With governments in the region needing to borrow more to fund expenditure, some businesses may find it more difficult, and more expensive, to obtain credit, particularly as the costs of bank funding rises. Higher US interest rates will also feed through to increased borrowing costs in the region. Against this background, it is unsurprising that businesses might be wary.
Nevertheless, there are several reasons to remain cautiously optimistic about the GCC, and the UAE in particular. The resilience of the UAE’s and Saudi Arabia’s non-oil sectors last year bodes well for this year. Oil production is expected to remain elevated, despite the price outlook, underpinning activity in the manufacturing sector in particular. Fiscal reserves accumulated over the past decade will allow governments in the region to manage the pace of fiscal consolidation in a measured way. The UAE and Qatar have committed to ambitious infrastructure projects, which must be delivered by 2020 and 2022 – in time for the Expo and Fifa World Cup – respectively, which will continue to underpin growth and activity in the non-oil sectors.

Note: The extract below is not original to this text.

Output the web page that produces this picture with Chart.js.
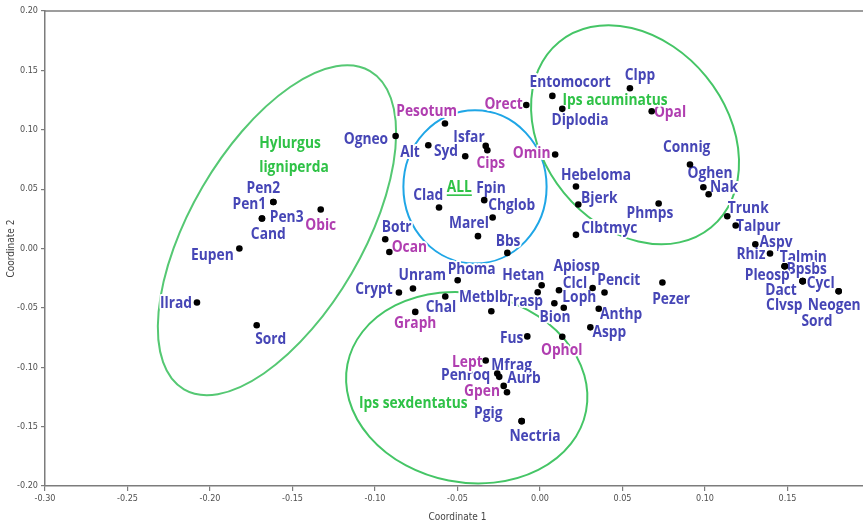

Outside of the GCC, it is setting up to be another year of below-trend growth for most of the Middle East’s smaller oil importing economies. Continuing conflicts in Libya and Syria are likely to have negative spillovers for into neighbouring countries, which are all struggling to restore investor confidence and boost moribund tourism industries. While these economies can theoretically benefit in an environment of weaker global commodity prices, they are also likely to suffer to the extent that lower oil prices begin to curtail aid, investment and remittances from the Arabian Gulf.
Fortunately, as these economies tend to have limited reliance on short-term portfolio flows, they will be somewhat insulated from any market turmoil that might hit other emerging markets around the world caused by rising interest rates in the US, while financial support from institutions such as the IMF will help cover their external financing requirements. For the oil exporters, there is likely to be a sharp slowdown in growth through the year, including Iraq and Algeria, as governments slash public spending to rein in ballooning budget deficits.
Most attention, however, is likely to be focused on Iran, as a potential lifting of international sanctions in the first quarter paves the way for the country’s reintegration into the global economy.